Friday, August 22, 2003
Days 1030 - 1032 : "{{All I see is shit}}"
It's like I am constantly giving myself enemas with my cranium. I seem to like it for some reason. And I don't just pull my head out of my ass, I push it further in trying to turn myself inside out. Actuall I just wanted to write about something, it really hasn't been that bad. I fucked up my back on monday at the gym and have been resting. I want to get out and about but I just don't seem to have a whole lot of energy. I'm making myself go tonight. I read an old (april 2003) issue of the grapevine last night and it really helped me feel better. I like my cult. It makes me all warm and fuzzy. There was some neat stuff about relaxing with sponsorship, and I'm open minded, I don't think one sponsor fits all. I think I can lead someone through the steps, but I can't push someone through them.
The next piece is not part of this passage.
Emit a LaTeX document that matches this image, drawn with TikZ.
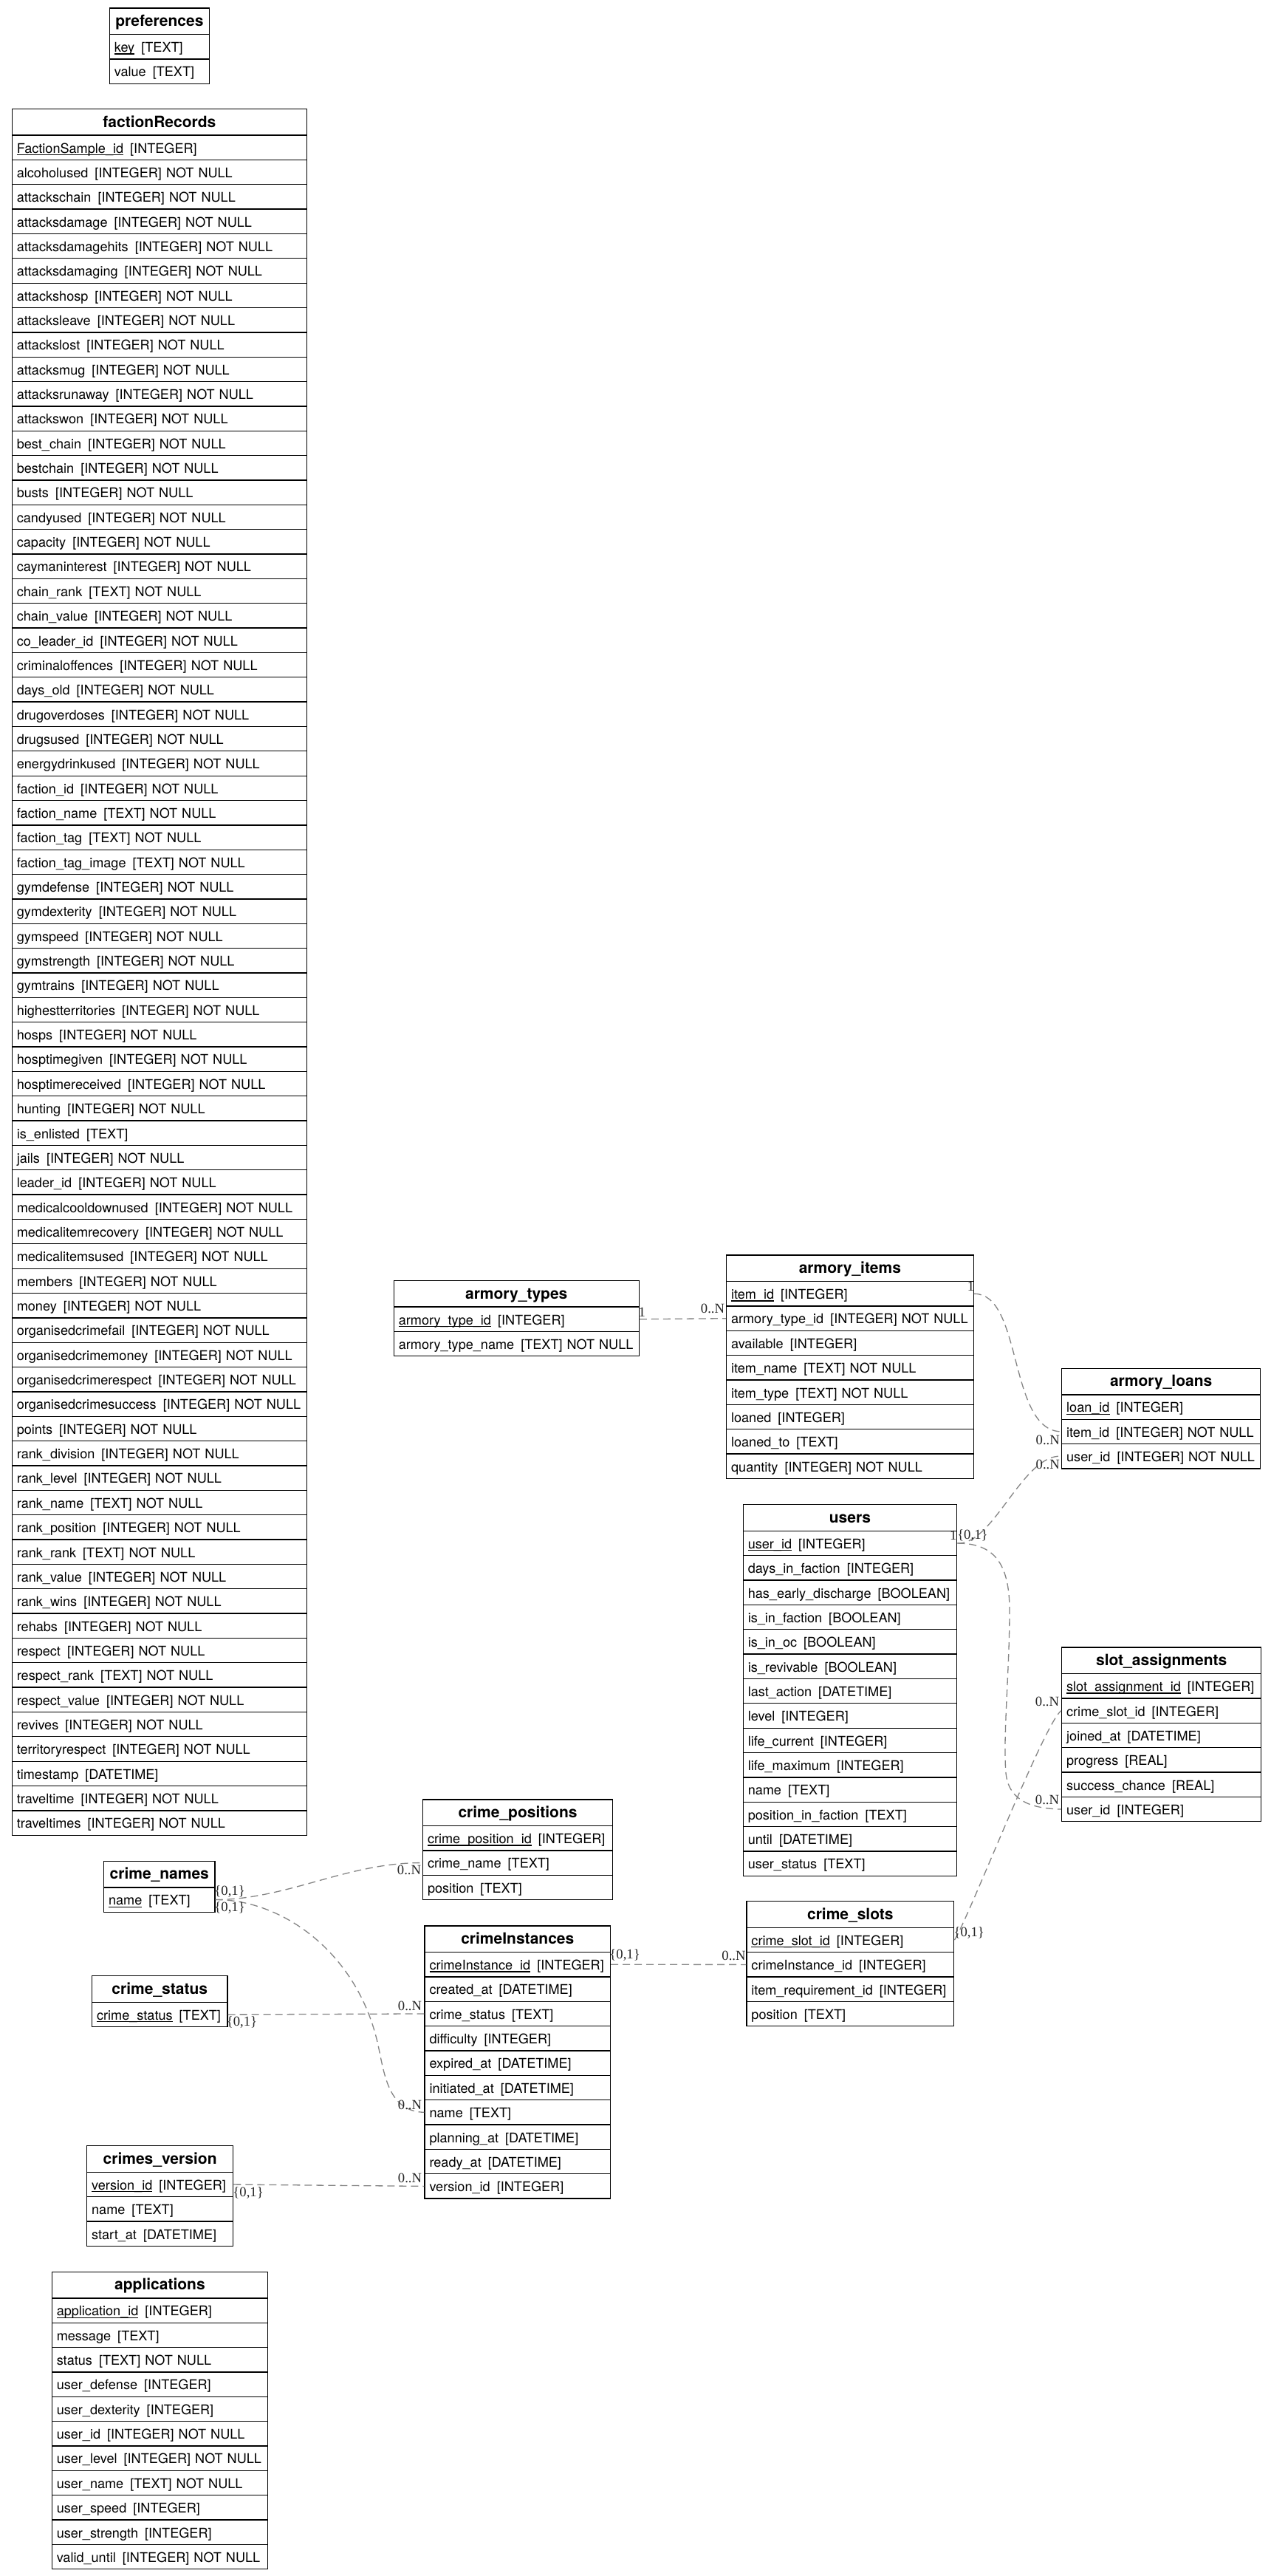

Some people will work under the "DO YOUR STEPS OR DIE FUCKER!!!" other's need a little softer approach something more like "DO YOUR STEPS OR DIE!!", see kinder and gentler. I don't know if these people will die if they don't work the steps, all I know is that had I not done them, I wouldn't have wanted to stay sober myself. Wanted to want it, i did the work, and still do, and now I love being sober(for the most part). well beck to work i go.